White, Gilbert, Koch & Kelly, Santa Fe, New Mexico, Attorneys for Defendant-Appellee.
JUDGES
HENSLEY, JR., Chief Judge, wrote the opinion.
WE CONCUR:
DAVID CHAVEZ, JR., J., M. E. NOBLE, J.
OPINION
HENSLEY, JR., Chief Judge, Court of Appeals.
{1} The plaintiff, executor, sought to recover damages in a wrongful death action. The defendant, Southern Pacific Company, was alleged to be the employer of the co-defendant, Ramon V. Mendoza.
{2} After the joinder of issue and the taking of depositions the defendant, Southern Pacific Company, moved for summary judgment in its favor. From an order granting the motion the plaintiff has prosecuted this appeal.
{3} The appellant contends that summary judgment was improper because there were genuine issues of material facts, that is, whether the defendant employee was acting within the scope of his employment and with the consent of the defendant employer at the time of the accident.
{4} In considering the merits of a motion for summary judgment it is not the function of the trial court to weigh the evidence. In reviewing the action of the trial court it is not the function of this court to weigh the evidence. The use of summary judgment is permitted only where the facts are clear and undisputed. Sooner Pipe and Supply Corporation v. Doerrie, 69 N.M. 78, 364 P.2d 138. Here the defendant appellee has denied that the defendant Mendoza was acting within the scope of the employment and with the consent of the appellee. It is to be noted that the answer filed by the appellee admits ownership of the vehicle driven by the defendant Mendoza. In Morris v. Cartwright, 57 N.M. 328, 258 P.2d 719, we stated, "* * * It must be conceded that proof or admission of ownership creates a presumption that the driver of a vehicle causing damages is the servant of the owner and using the vehicle in the master's business, and this presumption is sufficient in the absence of evidence to the contrary to support a verdict." It is true that there was evidence in the deposition contrary to the presumption and there was also contradictory evidence by the same deponents. Without indulging in any opinion as to which version of the evidence is convincing we can only say that reasonable men might reach different conclusions and in such a situation summary judgment should be denied.
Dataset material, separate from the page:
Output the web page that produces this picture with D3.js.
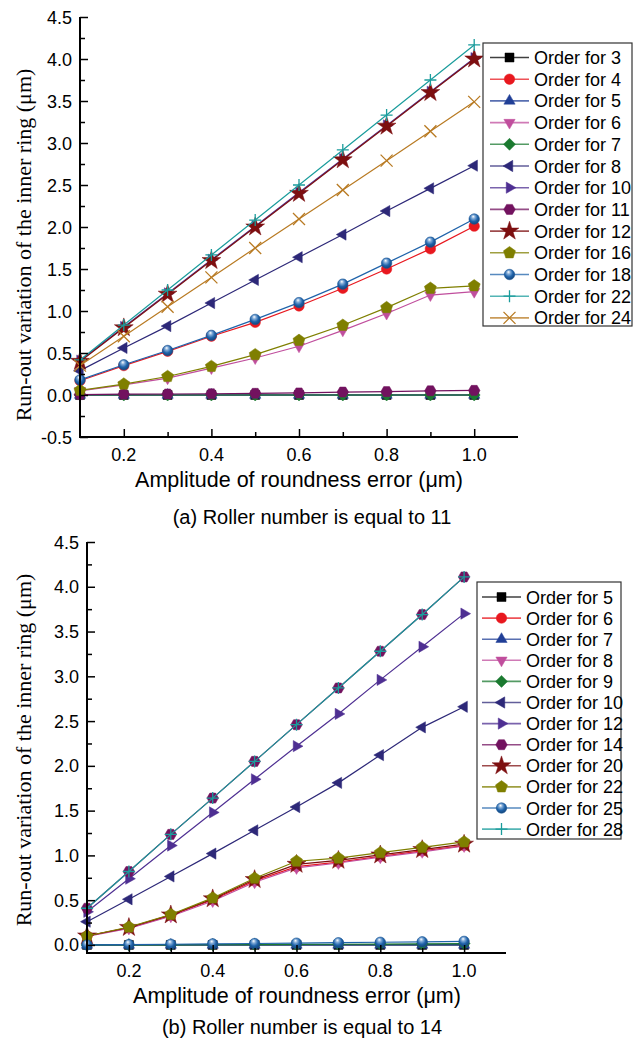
<!DOCTYPE html>
<html>
<head>
<meta charset="utf-8">
<script src="https://cdn.jsdelivr.net/npm/d3@7"></script>
<style>
  body { margin: 0; background: #fff; }
  svg { display: block; }
  .tick-label { font-family: "Liberation Sans", Arial, sans-serif; font-size: 18px; fill: #000; }
  .x-title { font-family: "Liberation Sans", Arial, sans-serif; font-size: 21.5px; fill: #000; }
  .caption { font-family: "Liberation Sans", Arial, sans-serif; font-size: 20px; fill: #000; }
  .legend-text { font-family: "Liberation Sans", Arial, sans-serif; font-size: 18px; fill: #000; }
</style>
</head>
<body>
<svg id="chart" width="634" height="1046"></svg>
<script>
// x values shared by both panels
const amplitudes = [0.1, 0.2, 0.3, 0.4, 0.5, 0.6, 0.7, 0.8, 0.9, 1.0];

// (a) roller number 11
const ordersA = [3, 4, 5, 6, 7, 8, 10, 11, 12, 16, 18, 22, 24];
const a3  = [0, 0, 0, 0, 0, 0, 0, 0, 0, 0];
const a4  = [0.17, 0.35, 0.52, 0.70, 0.865, 1.06, 1.27, 1.50, 1.74, 2.01];
const a5  = [0, 0, 0, 0, 0, 0, 0, 0, 0, 0];
const a6  = [0.05, 0.12, 0.20, 0.32, 0.44, 0.58, 0.77, 0.97, 1.19, 1.23];
const a7  = [0, 0, 0, 0, 0, 0, 0, 0, 0, 0];
const a8  = [0.29, 0.56, 0.82, 1.095, 1.37, 1.64, 1.91, 2.19, 2.46, 2.73];
const a10 = [0.41, 0.81, 1.21, 1.61, 2.01, 2.41, 2.81, 3.21, 3.61, 4.01];
const a11 = [0.005, 0.01, 0.012, 0.015, 0.02, 0.025, 0.035, 0.04, 0.05, 0.055];
const a12 = [0.40, 0.80, 1.20, 1.60, 2.00, 2.40, 2.80, 3.20, 3.60, 4.00];
const a16 = [0.055, 0.13, 0.22, 0.34, 0.48, 0.65, 0.83, 1.04, 1.27, 1.30];
const a18 = [0.18, 0.36, 0.53, 0.71, 0.90, 1.10, 1.32, 1.57, 1.82, 2.095];
const a22 = [0.417, 0.833, 1.25, 1.667, 2.083, 2.50, 2.917, 3.333, 3.75, 4.167];
const a24 = [0.35, 0.70, 1.05, 1.40, 1.75, 2.095, 2.44, 2.79, 3.14, 3.49];
const seriesA = [a3, a4, a5, a6, a7, a8, a10, a11, a12, a16, a18, a22, a24];

// (b) roller number 14
const ordersB = [5, 6, 7, 8, 9, 10, 12, 14, 20, 22, 25, 28];
const b5  = [0, 0, 0, 0, 0, 0, 0, 0, 0, 0];
const b6  = [0.10, 0.19, 0.33, 0.505, 0.715, 0.875, 0.925, 0.99, 1.05, 1.11];
const b7  = [0, 0, 0, 0, 0, 0, 0, 0, 0, 0];
const b8  = [0.095, 0.185, 0.32, 0.49, 0.70, 0.86, 0.915, 0.98, 1.04, 1.105];
const b9  = [0, 0, 0, 0.002, 0.004, 0.006, 0.008, 0.01, 0.012, 0.015];
const b10 = [0.26, 0.51, 0.765, 1.02, 1.28, 1.54, 1.81, 2.12, 2.43, 2.66];
const b12 = [0.37, 0.74, 1.11, 1.48, 1.85, 2.22, 2.58, 2.96, 3.33, 3.70];
const b14 = [0.41, 0.82, 1.235, 1.64, 2.05, 2.46, 2.87, 3.28, 3.69, 4.11];
const b20 = [0.10, 0.195, 0.335, 0.515, 0.73, 0.90, 0.945, 1.005, 1.065, 1.125];
const b22 = [0.10, 0.20, 0.34, 0.525, 0.745, 0.935, 0.97, 1.03, 1.09, 1.15];
const b25 = [0.0, 0.004, 0.008, 0.012, 0.016, 0.02, 0.025, 0.03, 0.035, 0.04];
const b28 = [0.41, 0.82, 1.235, 1.64, 2.05, 2.46, 2.87, 3.28, 3.69, 4.11];
const seriesB = [b5, b6, b7, b8, b9, b10, b12, b14, b20, b22, b25, b28];

const yTicks = [-0.5, 0.0, 0.5, 1.0, 1.5, 2.0, 2.5, 3.0, 3.5, 4.0, 4.5];
const xTicks = [0.2, 0.4, 0.6, 0.8, 1.0];

// styles, in legend order
const stylesA = [
  {c: "#000000", s: "square"},   {c: "#e8181f", s: "circle"},
  {c: "#203f97", s: "triUp"},    {c: "#c04e9d", s: "triDown"},
  {c: "#1b7a30", s: "diamond"},  {c: "#2d2878", s: "triLeft"},
  {c: "#4e2f92", s: "triRight"}, {c: "#72125f", s: "hexagon"},
  {c: "#7d0f10", s: "star"},     {c: "#7f7f00", s: "pentagon"},
  {c: "#1f63aa", s: "sphere"},   {c: "#1a9c9c", s: "plus"},
  {c: "#b87a22", s: "times"}
];
const stylesB = [
  {c: "#000000", s: "square"},   {c: "#e8181f", s: "circle"},
  {c: "#203f97", s: "triUp"},    {c: "#c04e9d", s: "triDown"},
  {c: "#1b7a30", s: "diamond"},  {c: "#2d2878", s: "triLeft"},
  {c: "#4e2f92", s: "triRight"}, {c: "#72125f", s: "hexagon"},
  {c: "#7d0f10", s: "star"},     {c: "#7f7f00", s: "pentagon"},
  {c: "#1f63aa", s: "sphere"},   {c: "#1a9c9c", s: "plus"}
];

const svg = d3.select("#chart");

// sphere gradient
const defs = svg.append("defs");
const grad = defs.append("radialGradient").attr("id", "sphere")
  .attr("cx", "45%").attr("cy", "40%").attr("r", "60%")
  .attr("fx", "40%").attr("fy", "25%");
grad.append("stop").attr("offset", "0%").attr("stop-color", "#ffffff");
grad.append("stop").attr("offset", "30%").attr("stop-color", "#7fa9d6");
grad.append("stop").attr("offset", "65%").attr("stop-color", "#1f63aa");
grad.append("stop").attr("offset", "100%").attr("stop-color", "#15457a");

function polygon(n, r, rot) {
  const pts = d3.range(n).map(i => {
    const a = rot + i * 2 * Math.PI / n;
    return [r * Math.cos(a), r * Math.sin(a)];
  });
  return "M" + pts.map(p => p[0].toFixed(2) + "," + p[1].toFixed(2)).join("L") + "Z";
}

function symbolPath(s) {
  switch (s) {
    case "square":   return "M-4.5,-4.5H4.5V4.5H-4.5Z";
    case "circle":   return polygon(24, 5.2, 0);
    case "triUp":    return polygon(3, 6.5, -Math.PI / 2);
    case "triDown":  return polygon(3, 6.5, Math.PI / 2);
    case "triLeft":  return polygon(3, 6.5, Math.PI);
    case "triRight": return polygon(3, 6.5, 0);
    case "diamond":  return polygon(4, 6, -Math.PI / 2);
    case "hexagon":  return polygon(6, 5.8, 0);
    case "pentagon": return polygon(5, 6.3, -Math.PI / 2);
    case "star":     return d3.symbol(d3.symbolStar, 110)();
    case "plus":     return "M-6,0H6M0,-6V6";
    case "times":    return "M-6,-6L6,6M-6,6L6,-6";
    default:         return polygon(24, 5.2, 0);
  }
}

function drawMarker(g, st, x, y) {
  const stroked = st.s === "plus" || st.s === "times";
  const p = g.append("path")
    .attr("d", symbolPath(st.s))
    .attr("transform", `translate(${x},${y})`);
  if (stroked) {
    p.attr("fill", "none").attr("stroke", st.c).attr("stroke-width", 1.3);
  } else if (st.s === "sphere") {
    p.attr("fill", "url(#sphere)").attr("stroke", "#1a5595").attr("stroke-width", 0.6);
  } else {
    p.attr("fill", st.c).attr("stroke", st.c).attr("stroke-width", 0.5);
  }
}

function panel(cfg) {
  const x = d3.scaleLinear().domain([0.1, 1.1]).range([cfg.x0, cfg.x1]);
  const y = d3.scaleLinear().domain(cfg.yDomain).range([cfg.yBottom, cfg.yTop]);
  const g = svg.append("g");

  // data lines and markers
  const line = d3.line().x((d, i) => x(amplitudes[i])).y(d => y(d));
  cfg.series.forEach((vals, k) => {
    const st = cfg.styles[k];
    const sg = g.append("g");
    sg.append("path").attr("d", line(vals))
      .attr("fill", "none").attr("stroke", st.c).attr("stroke-width", 1.2);
    vals.forEach((v, i) => drawMarker(sg, st, x(amplitudes[i]), y(v)));
  });

  // y axis (ticks inside)
  const yAxis = d3.axisRight(y).tickValues(cfg.yTickVals).tickSize(8).tickFormat("");
  const yMinor = d3.axisRight(y)
    .tickValues(d3.range(cfg.yDomain[0] < -0.3 ? -0.25 : 0.25, 4.5, 0.5)).tickSize(5).tickFormat("");
  g.append("g").attr("transform", `translate(${cfg.x0},0)`).call(yMinor)
    .call(a => a.select(".domain").remove())
    .selectAll("line").attr("stroke", "#000").attr("stroke-width", 1.5);
  const ya = g.append("g").attr("transform", `translate(${cfg.x0},0)`).call(yAxis);
  ya.select(".domain").attr("stroke", "#000").attr("stroke-width", 2)
    .attr("d", `M0,${cfg.yBottom}V${cfg.yTop}`);
  ya.selectAll("line").attr("stroke", "#000").attr("stroke-width", 1.5);
  cfg.yTickVals.forEach(v => {
    g.append("text").attr("class", "tick-label")
      .attr("x", cfg.x0 - 8).attr("y", y(v) + 6.5)
      .attr("text-anchor", "end").text(v.toFixed(1));
  });

  // x axis (ticks inside)
  const xMinor = d3.axisTop(x).tickValues([0.3, 0.5, 0.7, 0.9]).tickSize(5).tickFormat("");
  g.append("g").attr("transform", `translate(0,${cfg.yBottom})`).call(xMinor)
    .call(a => a.select(".domain").remove())
    .selectAll("line").attr("stroke", "#000").attr("stroke-width", 1.5);
  const xa = g.append("g").attr("transform", `translate(0,${cfg.yBottom})`)
    .call(d3.axisTop(x).tickValues(xTicks).tickSize(8).tickFormat(""));
  xa.select(".domain").attr("stroke", "#000").attr("stroke-width", 2)
    .attr("d", `M${cfg.x0 - 1},0H${cfg.x1}`);
  xa.selectAll("line").attr("stroke", "#000").attr("stroke-width", 1.5);
  xTicks.forEach(v => {
    g.append("text").attr("class", "tick-label")
      .attr("x", x(v)).attr("y", cfg.yBottom + 24)
      .attr("text-anchor", "middle").text(v.toFixed(1));
  });

  // titles
  g.append("text").attr("class", "x-title")
    .attr("x", cfg.xTitleX).attr("y", cfg.yBottom + 50)
    .attr("text-anchor", "middle").text("Amplitude of roundness error (μm)");
  g.append("text")
    .attr("font-family", "'Liberation Serif', 'Times New Roman', 'DejaVu Serif', serif")
    .attr("font-size", 22)
    .attr("transform", `translate(31,${cfg.yTitleY}) rotate(-90)`)
    .attr("text-anchor", "middle").text("Run-out variation of the inner ring (μm)");
  g.append("text").attr("class", "caption")
    .attr("x", cfg.capX).attr("y", cfg.capY)
    .attr("text-anchor", "middle").text(cfg.caption);

  // legend
  const L = cfg.legend;
  g.append("rect").attr("x", L.x).attr("y", L.y).attr("width", L.w).attr("height", L.h)
    .attr("fill", "#fff").attr("stroke", "#333").attr("stroke-width", 1.2);
  cfg.orders.forEach((o, k) => {
    const st = cfg.styles[k];
    const cy = L.row0 + k * L.dy;
    const lg = g.append("g");
    lg.append("line").attr("x1", L.lx0).attr("x2", L.lx1).attr("y1", cy).attr("y2", cy)
      .attr("stroke", st.c).attr("stroke-width", 1.6).attr("stroke-opacity", 0.75);
    drawMarker(lg, st, (L.lx0 + L.lx1) / 2, cy);
    lg.append("text").attr("class", "legend-text")
      .attr("x", L.tx).attr("y", cy + 6.5).text("Order for " + o);
  });
}

panel({
  series: seriesA, styles: stylesA, orders: ordersA,
  x0: 80, x1: 518, yTop: 17, yBottom: 437, yDomain: [-0.5, 4.5],
  yTickVals: yTicks, yTitleY: 245, xTitleX: 299,
  caption: "(a) Roller number is equal to 11", capX: 312, capY: 524,
  legend: {x: 483, y: 43, w: 149, h: 283, row0: 57.5, dy: 21.7, lx0: 490, lx1: 529, tx: 534}
});

panel({
  series: seriesB, styles: stylesB, orders: ordersB,
  x0: 87, x1: 506, yTop: 542, yBottom: 953, yDomain: [-0.09, 4.5],
  yTickVals: yTicks.slice(1), yTitleY: 750, xTitleX: 297,
  caption: "(b) Roller number is equal to 14", capX: 302, capY: 1034,
  legend: {x: 477, y: 582, w: 144, h: 257, row0: 597, dy: 21.1, lx0: 482, lx1: 521, tx: 526}
});
</script>
</body>
</html>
{5} Examination of the pleadings and contradictions in the depositions giving rise to the question of credibility combine to impress this court that there are genuine issues of facts to be resolved.
The fact situation in this case distinguishes it from the undisputed facts in Lang v. Cruz, 74 N.M. 473, 394 P.2d 988, where the employee was acting contrary to express instructions and it was the first time that he had done so.
{6} The case is remanded to the trial court with direction to set aside the summary judgment and proceed in a manner consistent herewith.
{7} IT IS SO ORDERED.
WE CONCUR:
DAVID CHAVEZ, JR., J., M. E. NOBLE, J.